Start of DATA LINES

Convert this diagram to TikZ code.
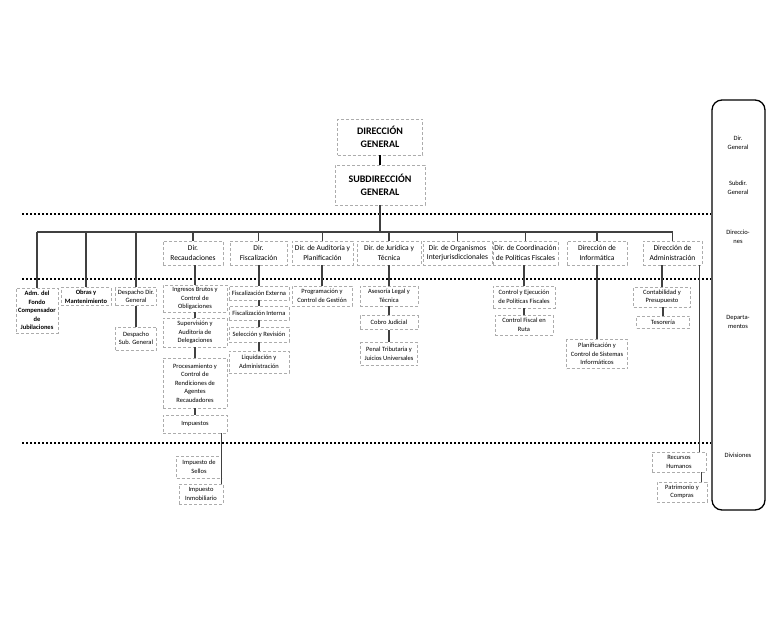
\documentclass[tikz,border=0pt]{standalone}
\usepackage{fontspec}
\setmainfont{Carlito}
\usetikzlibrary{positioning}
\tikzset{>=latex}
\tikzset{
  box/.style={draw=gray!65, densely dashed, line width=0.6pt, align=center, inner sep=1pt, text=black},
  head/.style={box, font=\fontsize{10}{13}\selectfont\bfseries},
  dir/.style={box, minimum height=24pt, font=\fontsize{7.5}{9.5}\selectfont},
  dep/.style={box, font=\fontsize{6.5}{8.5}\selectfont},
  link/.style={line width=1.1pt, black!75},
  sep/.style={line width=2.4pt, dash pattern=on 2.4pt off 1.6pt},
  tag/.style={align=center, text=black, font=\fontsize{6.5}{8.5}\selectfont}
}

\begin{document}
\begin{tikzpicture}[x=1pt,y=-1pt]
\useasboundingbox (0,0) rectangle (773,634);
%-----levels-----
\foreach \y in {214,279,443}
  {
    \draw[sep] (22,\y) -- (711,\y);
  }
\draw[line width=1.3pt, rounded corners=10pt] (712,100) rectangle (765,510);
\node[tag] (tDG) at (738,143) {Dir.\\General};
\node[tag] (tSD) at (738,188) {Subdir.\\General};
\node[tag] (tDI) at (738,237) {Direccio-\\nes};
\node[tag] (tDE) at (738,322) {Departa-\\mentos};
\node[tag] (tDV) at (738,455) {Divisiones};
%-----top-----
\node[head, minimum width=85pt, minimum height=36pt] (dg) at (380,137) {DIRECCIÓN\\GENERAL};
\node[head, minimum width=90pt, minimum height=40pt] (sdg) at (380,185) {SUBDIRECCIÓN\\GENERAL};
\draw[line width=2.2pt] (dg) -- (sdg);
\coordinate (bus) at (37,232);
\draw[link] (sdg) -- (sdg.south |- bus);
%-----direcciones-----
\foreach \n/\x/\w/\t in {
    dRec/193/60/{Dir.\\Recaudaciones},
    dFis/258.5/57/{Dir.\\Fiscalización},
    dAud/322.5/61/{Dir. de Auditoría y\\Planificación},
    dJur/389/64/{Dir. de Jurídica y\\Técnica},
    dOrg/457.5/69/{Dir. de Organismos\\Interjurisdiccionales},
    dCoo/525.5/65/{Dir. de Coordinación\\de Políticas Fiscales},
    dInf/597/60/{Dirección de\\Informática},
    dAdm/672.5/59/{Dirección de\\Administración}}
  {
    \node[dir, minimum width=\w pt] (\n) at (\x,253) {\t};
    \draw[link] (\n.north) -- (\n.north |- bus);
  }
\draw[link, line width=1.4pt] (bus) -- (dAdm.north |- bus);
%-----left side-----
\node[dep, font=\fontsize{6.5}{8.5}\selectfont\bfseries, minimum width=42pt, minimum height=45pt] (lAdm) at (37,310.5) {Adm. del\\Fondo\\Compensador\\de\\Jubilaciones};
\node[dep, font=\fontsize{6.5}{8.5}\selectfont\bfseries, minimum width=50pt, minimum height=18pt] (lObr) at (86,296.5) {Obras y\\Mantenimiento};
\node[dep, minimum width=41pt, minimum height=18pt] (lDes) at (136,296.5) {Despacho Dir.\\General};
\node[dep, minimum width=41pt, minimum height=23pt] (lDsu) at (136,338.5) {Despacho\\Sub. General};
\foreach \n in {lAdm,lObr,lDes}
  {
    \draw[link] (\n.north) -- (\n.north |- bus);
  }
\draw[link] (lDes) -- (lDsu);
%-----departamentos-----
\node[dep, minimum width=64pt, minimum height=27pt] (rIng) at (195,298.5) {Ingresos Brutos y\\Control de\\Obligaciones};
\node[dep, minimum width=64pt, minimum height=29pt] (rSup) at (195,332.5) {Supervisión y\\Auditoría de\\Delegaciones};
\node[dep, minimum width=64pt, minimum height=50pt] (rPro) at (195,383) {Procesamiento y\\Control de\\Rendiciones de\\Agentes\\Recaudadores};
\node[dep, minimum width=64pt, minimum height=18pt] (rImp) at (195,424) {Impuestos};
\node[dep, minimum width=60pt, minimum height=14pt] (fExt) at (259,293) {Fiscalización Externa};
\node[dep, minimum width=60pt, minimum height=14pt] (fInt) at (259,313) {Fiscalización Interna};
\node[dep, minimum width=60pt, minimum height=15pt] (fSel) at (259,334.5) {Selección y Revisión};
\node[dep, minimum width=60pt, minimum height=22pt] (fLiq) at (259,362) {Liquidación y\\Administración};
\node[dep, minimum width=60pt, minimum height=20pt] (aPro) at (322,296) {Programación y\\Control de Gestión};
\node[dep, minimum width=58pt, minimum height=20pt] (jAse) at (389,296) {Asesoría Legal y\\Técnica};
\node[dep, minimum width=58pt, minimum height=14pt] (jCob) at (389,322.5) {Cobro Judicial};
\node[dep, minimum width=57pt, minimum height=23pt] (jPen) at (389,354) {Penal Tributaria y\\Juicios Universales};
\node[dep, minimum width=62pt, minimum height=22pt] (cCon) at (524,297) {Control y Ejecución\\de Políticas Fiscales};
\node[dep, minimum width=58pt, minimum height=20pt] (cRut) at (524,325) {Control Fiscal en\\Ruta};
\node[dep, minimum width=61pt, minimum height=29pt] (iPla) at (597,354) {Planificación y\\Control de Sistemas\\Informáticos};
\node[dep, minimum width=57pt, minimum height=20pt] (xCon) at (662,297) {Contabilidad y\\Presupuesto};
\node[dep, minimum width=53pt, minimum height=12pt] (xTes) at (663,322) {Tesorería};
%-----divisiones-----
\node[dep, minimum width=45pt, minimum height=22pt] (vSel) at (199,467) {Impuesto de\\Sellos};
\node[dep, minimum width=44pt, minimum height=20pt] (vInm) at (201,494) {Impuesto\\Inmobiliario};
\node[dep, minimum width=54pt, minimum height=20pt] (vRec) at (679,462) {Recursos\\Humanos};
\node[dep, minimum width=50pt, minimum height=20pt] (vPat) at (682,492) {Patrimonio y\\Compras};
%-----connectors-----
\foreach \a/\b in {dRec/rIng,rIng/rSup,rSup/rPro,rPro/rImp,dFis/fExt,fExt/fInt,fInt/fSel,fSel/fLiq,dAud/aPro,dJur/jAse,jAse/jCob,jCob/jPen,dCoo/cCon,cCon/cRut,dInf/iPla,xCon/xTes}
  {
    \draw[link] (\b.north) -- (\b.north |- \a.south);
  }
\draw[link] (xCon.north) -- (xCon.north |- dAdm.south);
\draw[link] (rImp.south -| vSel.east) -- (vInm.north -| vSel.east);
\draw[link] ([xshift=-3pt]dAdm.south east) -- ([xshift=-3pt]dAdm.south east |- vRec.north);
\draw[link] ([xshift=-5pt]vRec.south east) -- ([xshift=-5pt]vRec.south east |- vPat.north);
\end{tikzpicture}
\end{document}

End of DATA LINES

[STATED EXERCISE] Word for word, quote the full listing, omitting every picture.

[TASK SOLUTION]
Convert this diagram to TikZ code.
\documentclass[tikz,border=0pt]{standalone}
\usepackage{fontspec}
\setmainfont{Carlito}
\usetikzlibrary{positioning}
\tikzset{>=latex}
\tikzset{
  box/.style={draw=gray!65, densely dashed, line width=0.6pt, align=center, inner sep=1pt, text=black},
  head/.style={box, font=\fontsize{10}{13}\selectfont\bfseries},
  dir/.style={box, minimum height=24pt, font=\fontsize{7.5}{9.5}\selectfont},
  dep/.style={box, font=\fontsize{6.5}{8.5}\selectfont},
  link/.style={line width=1.1pt, black!75},
  sep/.style={line width=2.4pt, dash pattern=on 2.4pt off 1.6pt},
  tag/.style={align=center, text=black, font=\fontsize{6.5}{8.5}\selectfont}
}

\begin{document}
\begin{tikzpicture}[x=1pt,y=-1pt]
\useasboundingbox (0,0) rectangle (773,634);
%-----levels-----
\foreach \y in {214,279,443}
  {
    \draw[sep] (22,\y) -- (711,\y);
  }
\draw[line width=1.3pt, rounded corners=10pt] (712,100) rectangle (765,510);
\node[tag] (tDG) at (738,143) {Dir.\\General};
\node[tag] (tSD) at (738,188) {Subdir.\\General};
\node[tag] (tDI) at (738,237) {Direccio-\\nes};
\node[tag] (tDE) at (738,322) {Departa-\\mentos};
\node[tag] (tDV) at (738,455) {Divisiones};
%-----top-----
\node[head, minimum width=85pt, minimum height=36pt] (dg) at (380,137) {DIRECCIÓN\\GENERAL};
\node[head, minimum width=90pt, minimum height=40pt] (sdg) at (380,185) {SUBDIRECCIÓN\\GENERAL};
\draw[line width=2.2pt] (dg) -- (sdg);
\coordinate (bus) at (37,232);
\draw[link] (sdg) -- (sdg.south |- bus);
%-----direcciones-----
\foreach \n/\x/\w/\t in {
    dRec/193/60/{Dir.\\Recaudaciones},
    dFis/258.5/57/{Dir.\\Fiscalización},
    dAud/322.5/61/{Dir. de Auditoría y\\Planificación},
    dJur/389/64/{Dir. de Jurídica y\\Técnica},
    dOrg/457.5/69/{Dir. de Organismos\\Interjurisdiccionales},
    dCoo/525.5/65/{Dir. de Coordinación\\de Políticas Fiscales},
    dInf/597/60/{Dirección de\\Informática},
    dAdm/672.5/59/{Dirección de\\Administración}}
  {
    \node[dir, minimum width=\w pt] (\n) at (\x,253) {\t};
    \draw[link] (\n.north) -- (\n.north |- bus);
  }
\draw[link, line width=1.4pt] (bus) -- (dAdm.north |- bus);
%-----left side-----
\node[dep, font=\fontsize{6.5}{8.5}\selectfont\bfseries, minimum width=42pt, minimum height=45pt] (lAdm) at (37,310.5) {Adm. del\\Fondo\\Compensador\\de\\Jubilaciones};
\node[dep, font=\fontsize{6.5}{8.5}\selectfont\bfseries, minimum width=50pt, minimum height=18pt] (lObr) at (86,296.5) {Obras y\\Mantenimiento};
\node[dep, minimum width=41pt, minimum height=18pt] (lDes) at (136,296.5) {Despacho Dir.\\General};
\node[dep, minimum width=41pt, minimum height=23pt] (lDsu) at (136,338.5) {Despacho\\Sub. General};
\foreach \n in {lAdm,lObr,lDes}
  {
    \draw[link] (\n.north) -- (\n.north |- bus);
  }
\draw[link] (lDes) -- (lDsu);
%-----departamentos-----
\node[dep, minimum width=64pt, minimum height=27pt] (rIng) at (195,298.5) {Ingresos Brutos y\\Control de\\Obligaciones};
\node[dep, minimum width=64pt, minimum height=29pt] (rSup) at (195,332.5) {Supervisión y\\Auditoría de\\Delegaciones};
\node[dep, minimum width=64pt, minimum height=50pt] (rPro) at (195,383) {Procesamiento y\\Control de\\Rendiciones de\\Agentes\\Recaudadores};
\node[dep, minimum width=64pt, minimum height=18pt] (rImp) at (195,424) {Impuestos};
\node[dep, minimum width=60pt, minimum height=14pt] (fExt) at (259,293) {Fiscalización Externa};
\node[dep, minimum width=60pt, minimum height=14pt] (fInt) at (259,313) {Fiscalización Interna};
\node[dep, minimum width=60pt, minimum height=15pt] (fSel) at (259,334.5) {Selección y Revisión};
\node[dep, minimum width=60pt, minimum height=22pt] (fLiq) at (259,362) {Liquidación y\\Administración};
\node[dep, minimum width=60pt, minimum height=20pt] (aPro) at (322,296) {Programación y\\Control de Gestión};
\node[dep, minimum width=58pt, minimum height=20pt] (jAse) at (389,296) {Asesoría Legal y\\Técnica};
\node[dep, minimum width=58pt, minimum height=14pt] (jCob) at (389,322.5) {Cobro Judicial};
\node[dep, minimum width=57pt, minimum height=23pt] (jPen) at (389,354) {Penal Tributaria y\\Juicios Universales};
\node[dep, minimum width=62pt, minimum height=22pt] (cCon) at (524,297) {Control y Ejecución\\de Políticas Fiscales};
\node[dep, minimum width=58pt, minimum height=20pt] (cRut) at (524,325) {Control Fiscal en\\Ruta};
\node[dep, minimum width=61pt, minimum height=29pt] (iPla) at (597,354) {Planificación y\\Control de Sistemas\\Informáticos};
\node[dep, minimum width=57pt, minimum height=20pt] (xCon) at (662,297) {Contabilidad y\\Presupuesto};
\node[dep, minimum width=53pt, minimum height=12pt] (xTes) at (663,322) {Tesorería};
%-----divisiones-----
\node[dep, minimum width=45pt, minimum height=22pt] (vSel) at (199,467) {Impuesto de\\Sellos};
\node[dep, minimum width=44pt, minimum height=20pt] (vInm) at (201,494) {Impuesto\\Inmobiliario};
\node[dep, minimum width=54pt, minimum height=20pt] (vRec) at (679,462) {Recursos\\Humanos};
\node[dep, minimum width=50pt, minimum height=20pt] (vPat) at (682,492) {Patrimonio y\\Compras};
%-----connectors-----
\foreach \a/\b in {dRec/rIng,rIng/rSup,rSup/rPro,rPro/rImp,dFis/fExt,fExt/fInt,fInt/fSel,fSel/fLiq,dAud/aPro,dJur/jAse,jAse/jCob,jCob/jPen,dCoo/cCon,cCon/cRut,dInf/iPla,xCon/xTes}
  {
    \draw[link] (\b.north) -- (\b.north |- \a.south);
  }
\draw[link] (xCon.north) -- (xCon.north |- dAdm.south);
\draw[link] (rImp.south -| vSel.east) -- (vInm.north -| vSel.east);
\draw[link] ([xshift=-3pt]dAdm.south east) -- ([xshift=-3pt]dAdm.south east |- vRec.north);
\draw[link] ([xshift=-5pt]vRec.south east) -- ([xshift=-5pt]vRec.south east |- vPat.north);
\end{tikzpicture}
\end{document}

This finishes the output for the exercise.